▸ WHAT IS EXPECTED
Filter the entries below, keeping only lines with the word "this".

▸ STORED DATA
------------------------------------------------------------

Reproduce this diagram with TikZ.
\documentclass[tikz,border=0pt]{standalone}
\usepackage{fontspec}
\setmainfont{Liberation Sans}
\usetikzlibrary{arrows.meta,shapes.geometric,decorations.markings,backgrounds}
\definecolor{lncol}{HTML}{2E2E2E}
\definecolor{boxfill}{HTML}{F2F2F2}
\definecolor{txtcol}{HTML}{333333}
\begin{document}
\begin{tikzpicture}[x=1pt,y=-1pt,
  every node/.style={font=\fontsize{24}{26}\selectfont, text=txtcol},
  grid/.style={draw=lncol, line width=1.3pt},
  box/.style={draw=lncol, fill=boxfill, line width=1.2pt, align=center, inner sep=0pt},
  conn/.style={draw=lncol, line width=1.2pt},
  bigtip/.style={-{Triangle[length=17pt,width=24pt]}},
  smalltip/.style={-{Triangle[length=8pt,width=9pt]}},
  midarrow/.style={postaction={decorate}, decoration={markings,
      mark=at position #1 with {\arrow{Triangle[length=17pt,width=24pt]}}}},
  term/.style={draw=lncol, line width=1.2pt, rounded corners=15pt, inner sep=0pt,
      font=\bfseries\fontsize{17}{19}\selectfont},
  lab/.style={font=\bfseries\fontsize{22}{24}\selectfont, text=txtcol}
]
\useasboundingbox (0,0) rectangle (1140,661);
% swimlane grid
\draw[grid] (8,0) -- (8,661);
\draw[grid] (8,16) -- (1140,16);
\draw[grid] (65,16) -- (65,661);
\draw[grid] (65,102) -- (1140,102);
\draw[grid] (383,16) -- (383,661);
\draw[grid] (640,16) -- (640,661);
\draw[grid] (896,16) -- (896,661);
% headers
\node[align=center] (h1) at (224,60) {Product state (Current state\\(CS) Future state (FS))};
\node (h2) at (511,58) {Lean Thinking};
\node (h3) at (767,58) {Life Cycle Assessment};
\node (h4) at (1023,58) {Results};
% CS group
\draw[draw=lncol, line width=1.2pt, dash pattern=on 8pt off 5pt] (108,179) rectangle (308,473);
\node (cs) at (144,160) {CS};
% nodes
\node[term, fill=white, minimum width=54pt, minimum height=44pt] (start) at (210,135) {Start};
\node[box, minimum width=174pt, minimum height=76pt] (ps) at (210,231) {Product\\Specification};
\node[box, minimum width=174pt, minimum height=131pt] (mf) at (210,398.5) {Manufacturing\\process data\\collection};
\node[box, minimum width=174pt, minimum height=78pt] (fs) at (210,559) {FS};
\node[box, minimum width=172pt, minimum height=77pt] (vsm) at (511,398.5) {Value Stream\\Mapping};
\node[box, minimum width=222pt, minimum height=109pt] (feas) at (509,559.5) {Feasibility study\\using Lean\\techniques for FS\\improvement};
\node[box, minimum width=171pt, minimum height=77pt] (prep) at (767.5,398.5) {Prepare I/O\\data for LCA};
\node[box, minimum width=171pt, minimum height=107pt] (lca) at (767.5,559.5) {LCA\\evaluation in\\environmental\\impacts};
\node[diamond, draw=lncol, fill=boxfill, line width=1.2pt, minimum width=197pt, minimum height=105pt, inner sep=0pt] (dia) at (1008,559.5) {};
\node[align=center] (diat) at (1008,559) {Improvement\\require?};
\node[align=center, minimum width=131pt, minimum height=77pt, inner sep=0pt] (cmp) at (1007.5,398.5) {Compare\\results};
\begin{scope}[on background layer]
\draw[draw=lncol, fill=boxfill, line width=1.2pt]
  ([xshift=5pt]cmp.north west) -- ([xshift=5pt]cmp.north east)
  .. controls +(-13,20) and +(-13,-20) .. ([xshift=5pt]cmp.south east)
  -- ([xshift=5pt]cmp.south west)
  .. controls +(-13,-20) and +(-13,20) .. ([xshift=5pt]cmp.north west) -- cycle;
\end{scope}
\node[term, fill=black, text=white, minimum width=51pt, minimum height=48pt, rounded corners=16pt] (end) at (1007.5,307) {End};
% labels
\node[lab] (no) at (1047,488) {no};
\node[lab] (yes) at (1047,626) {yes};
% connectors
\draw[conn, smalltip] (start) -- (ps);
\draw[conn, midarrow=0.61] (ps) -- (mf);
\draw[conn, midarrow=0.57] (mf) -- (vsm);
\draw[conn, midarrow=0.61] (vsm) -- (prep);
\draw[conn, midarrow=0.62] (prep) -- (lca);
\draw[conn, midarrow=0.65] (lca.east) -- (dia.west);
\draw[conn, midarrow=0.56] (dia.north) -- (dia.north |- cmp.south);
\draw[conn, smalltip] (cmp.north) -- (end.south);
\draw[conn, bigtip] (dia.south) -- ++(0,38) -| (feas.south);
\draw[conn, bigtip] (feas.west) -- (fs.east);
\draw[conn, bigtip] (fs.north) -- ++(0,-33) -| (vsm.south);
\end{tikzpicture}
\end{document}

------------------------------------------------------------

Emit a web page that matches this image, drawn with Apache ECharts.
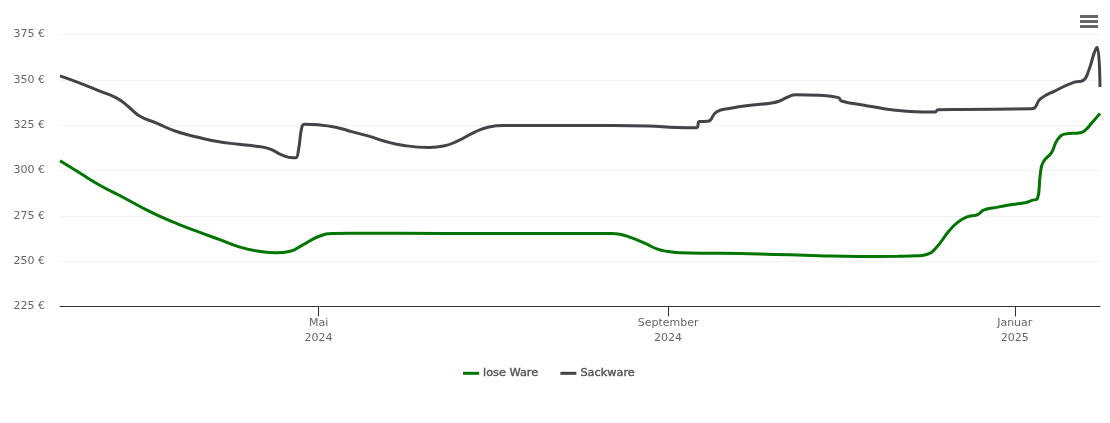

------------------------------------------------------------

▸ OUTPUT
Reproduce this diagram with TikZ.
Emit a web page that matches this image, drawn with Apache ECharts.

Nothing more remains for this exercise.